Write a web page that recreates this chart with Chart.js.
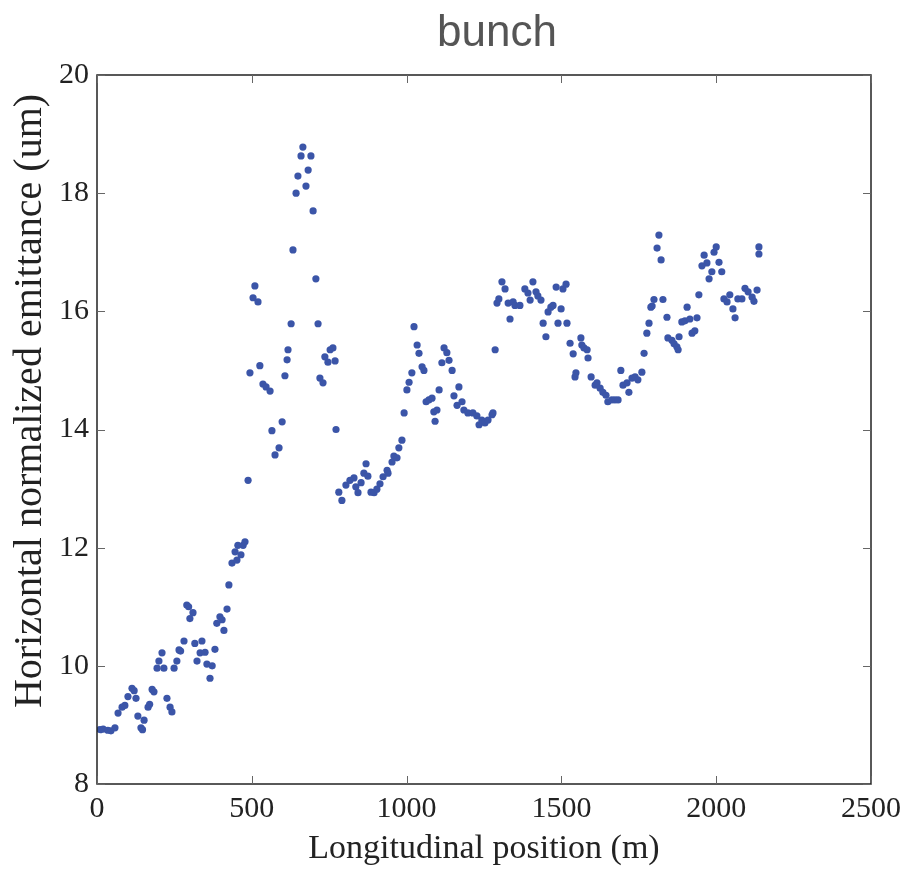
<!DOCTYPE html>
<html>
<head>
<meta charset="utf-8">
<script src="https://cdn.jsdelivr.net/npm/chart.js@4"></script>
<style>
  body { margin: 0; background: #fff; }
  #wrap { width: 908px; height: 869px; }
</style>
</head>
<body>
<div id="wrap"><canvas id="c" width="908" height="869"></canvas></div>
<script>
// longitudinal position (m)
const positions = [
  10, 20, 35, 45, 58, 68, 81, 90, 100, 113, 120, 126, 132, 142, 147, 152, 165, 170, 178, 184,
  194, 200, 210, 216, 226, 236, 242, 249, 258, 265, 270, 281, 290, 296, 300, 310, 316, 323, 333, 339,
  349, 355, 365, 372, 381, 387, 397, 404, 410, 420, 426, 436, 446, 452, 455, 465, 472, 478, 488, 494,
  504, 510, 520, 526, 536, 546, 559, 565, 575, 588, 598, 607, 614, 617, 627, 633, 643, 649, 659, 665,
  675, 682, 691, 698, 707, 714, 720, 730, 736, 746, 753, 762, 769, 772, 781, 791, 804, 817, 830, 836,
  843, 853, 862, 869, 875, 885, 895, 904, 914, 924, 937, 940, 953, 959, 969, 975, 985, 992, 1001, 1008,
  1017, 1024, 1034, 1040, 1050, 1056, 1063, 1072, 1082, 1088, 1092, 1098, 1105, 1114, 1121, 1130, 1137, 1147, 1153, 1163,
  1169, 1179, 1185, 1198, 1214, 1227, 1234, 1243, 1253, 1263, 1276, 1279, 1286, 1292, 1298, 1308, 1318, 1328, 1334, 1344,
  1350, 1366, 1382, 1392, 1399, 1408, 1418, 1424, 1434, 1441, 1450, 1457, 1466, 1473, 1483, 1489, 1499, 1505, 1515, 1518,
  1528, 1538, 1544, 1547, 1563, 1566, 1573, 1583, 1586, 1596, 1609, 1615, 1625, 1634, 1644, 1650, 1663, 1673, 1683, 1692,
  1699, 1712, 1718, 1728, 1738, 1747, 1760, 1767, 1776, 1783, 1789, 1793, 1799, 1809, 1815, 1822, 1828, 1841, 1844, 1857,
  1864, 1873, 1877, 1880, 1889, 1899, 1906, 1915, 1922, 1931, 1938, 1944, 1954, 1961, 1970, 1977, 1986, 1993, 2000, 2009,
  2018, 2025, 2035, 2044, 2054, 2061, 2070, 2083, 2093, 2103, 2116, 2122, 2132, 2138, 2138
];

// horizontal normalized emittance (um)
const emittance = [
  8.92, 8.93, 8.91, 8.90, 8.95, 9.20, 9.30, 9.33, 9.48, 9.62, 9.58, 9.45, 9.15, 8.95, 8.92, 9.08, 9.30, 9.35, 9.60, 9.56,
  9.96, 10.08, 10.22, 9.96, 9.45, 9.30, 9.22, 9.96, 10.08, 10.27, 10.25, 10.42, 11.03, 11.00, 10.80, 10.90, 10.38, 10.08, 10.22, 10.42,
  10.23, 10.03, 9.79, 10.00, 10.28, 10.72, 10.83, 10.78, 10.60, 10.96, 11.37, 11.74, 11.93, 11.79, 12.04, 11.88, 12.04, 12.10, 13.14, 14.96,
  16.23, 16.43, 16.16, 15.08, 14.77, 14.72, 14.65, 13.98, 13.57, 13.69, 14.13, 14.91, 15.18, 15.35, 15.79, 17.04, 18.00, 18.29, 18.63, 18.78,
  18.12, 18.39, 18.63, 17.70, 16.55, 15.79, 14.87, 14.79, 15.23, 15.14, 15.35, 15.38, 15.16, 14.00, 12.94, 12.80, 13.06, 13.14, 13.18, 13.03,
  12.93, 13.10, 13.26, 13.42, 13.21, 12.94, 12.93, 12.99, 13.08, 13.20, 13.31, 13.26, 13.45, 13.55, 13.52, 13.69, 13.82, 14.28, 14.67, 14.80,
  14.96, 15.74, 15.43, 15.29, 15.06, 15.00, 14.47, 14.50, 14.53, 14.30, 14.14, 14.33, 14.67, 15.13, 15.38, 15.30, 15.17, 15.00, 14.57, 14.41,
  14.72, 14.47, 14.33, 14.28, 14.28, 14.23, 14.08, 14.16, 14.11, 14.16, 14.25, 14.28, 15.35, 16.14, 16.21, 16.50, 16.38, 16.14, 15.87, 16.16,
  16.10, 16.10, 16.38, 16.31, 16.19, 16.50, 16.33, 16.26, 16.19, 15.80, 15.57, 15.99, 16.07, 16.10, 16.41, 15.80, 16.04, 16.38, 16.46, 15.80,
  15.46, 15.28, 14.89, 14.96, 15.55, 15.43, 15.38, 15.35, 15.21, 14.89, 14.75, 14.79, 14.70, 14.63, 14.58, 14.47, 14.50, 14.50, 14.50, 15.00,
  14.75, 14.79, 14.63, 14.87, 14.89, 14.84, 14.97, 15.29, 15.63, 15.80, 16.07, 16.09, 16.20, 17.07, 17.29, 16.87, 16.20, 15.90, 15.55, 15.51,
  15.45, 15.40, 15.35, 15.57, 15.82, 15.84, 16.07, 15.87, 15.63, 15.67, 15.89, 16.28, 16.77, 16.95, 16.82, 16.55, 16.67, 17.00, 17.09, 16.83,
  16.67, 16.21, 16.16, 16.28, 16.04, 15.89, 16.21, 16.21, 16.39, 16.33, 16.24, 16.17, 16.36, 16.97, 17.09
];

const xTickValues = [0, 500, 1000, 1500, 2000, 2500];
const yTickValues = [8, 10, 12, 14, 16, 18, 20];

const serif = "'Liberation Serif', 'DejaVu Serif', serif";

// matplotlib-like frame with inward ticks on every side, plus title and y label
const frameTicks = {
  id: "frameTicks",
  afterDraw(chart) {
    const { ctx, chartArea: a, scales } = chart;
    ctx.save();
    ctx.strokeStyle = "#222";
    ctx.lineWidth = 1.5;
    ctx.strokeRect(a.left, a.top, a.right - a.left, a.bottom - a.top);
    ctx.strokeStyle = "#666";
    ctx.lineWidth = 1;
    const len = 8;
    xTickValues.forEach(function (v) {
      const px = Math.round(scales.x.getPixelForValue(v)) + 0.5;
      ctx.beginPath();
      ctx.moveTo(px, a.bottom); ctx.lineTo(px, a.bottom - len);
      ctx.moveTo(px, a.top); ctx.lineTo(px, a.top + len);
      ctx.stroke();
    });
    yTickValues.forEach(function (v) {
      const py = Math.round(scales.y.getPixelForValue(v)) + 0.5;
      ctx.beginPath();
      ctx.moveTo(a.left, py); ctx.lineTo(a.left + len, py);
      ctx.moveTo(a.right, py); ctx.lineTo(a.right - len, py);
      ctx.stroke();
    });
    // title
    ctx.fillStyle = "#555";
    ctx.font = "44px 'Liberation Sans', Arial, sans-serif";
    ctx.textAlign = "center";
    ctx.textBaseline = "alphabetic";
    ctx.fillText("bunch", 497, 46);
    // y axis label
    ctx.fillStyle = "#222";
    ctx.font = "40px " + serif;
    ctx.textBaseline = "middle";
    ctx.translate(30, 401);
    ctx.rotate(-Math.PI / 2);
    ctx.fillText("Horizontal normalized emittance (um)", 0, 0);
    ctx.restore();
  },
};

const points = positions.map(function (x, i) {
  return { x: x, y: emittance[i] };
});

new Chart(document.getElementById("c"), {
  type: "scatter",
  data: {
    datasets: [
      {
        data: points,
        backgroundColor: "#3b55a8",
        borderColor: "#3b55a8",
        pointRadius: 3.6,
        borderWidth: 0,
      },
    ],
  },
  options: {
    responsive: false,
    animation: false,
    layout: { padding: { top: 75, right: 37, left: 0, bottom: 0 } },
    plugins: {
      legend: { display: false },
      tooltip: { enabled: false },
    },
    scales: {
      x: {
        type: "linear",
        min: 0,
        max: 2500,
        afterFit: function (s) { s.height = 85; },
        afterBuildTicks: function (s) { s.ticks = xTickValues.map(function (v) { return { value: v }; }); },
        grid: { display: false, drawTicks: false },
        border: { display: false },
        ticks: {
          color: "#222",
          font: { family: serif, size: 30 },
          padding: 7,
          maxRotation: 0,
          callback: function (v) { return String(v); },
        },
        title: {
          display: true,
          text: "Longitudinal position (m)",
          color: "#222",
          font: { family: serif, size: 34 },
          padding: { top: 0, bottom: 0 },
        },
      },
      y: {
        type: "linear",
        min: 8,
        max: 20,
        afterFit: function (s) { s.width = 97; },
        afterBuildTicks: function (s) { s.ticks = yTickValues.map(function (v) { return { value: v }; }); },
        grid: { display: false, drawTicks: false },
        border: { display: false },
        ticks: {
          color: "#222",
          font: { family: serif, size: 30 },
          padding: 8,
          callback: function (v) { return String(v); },
        },
      },
    },
  },
  plugins: [frameTicks],
});
</script>
</body>
</html>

-.-.-

◆ **Task directions**:
Scan the listing above for the word "with" and copy every line that holds it.

◆ **Result of this task**:
Write a web page that recreates this chart with Chart.js.
// matplotlib-like frame with inward ticks on every side, plus title and y label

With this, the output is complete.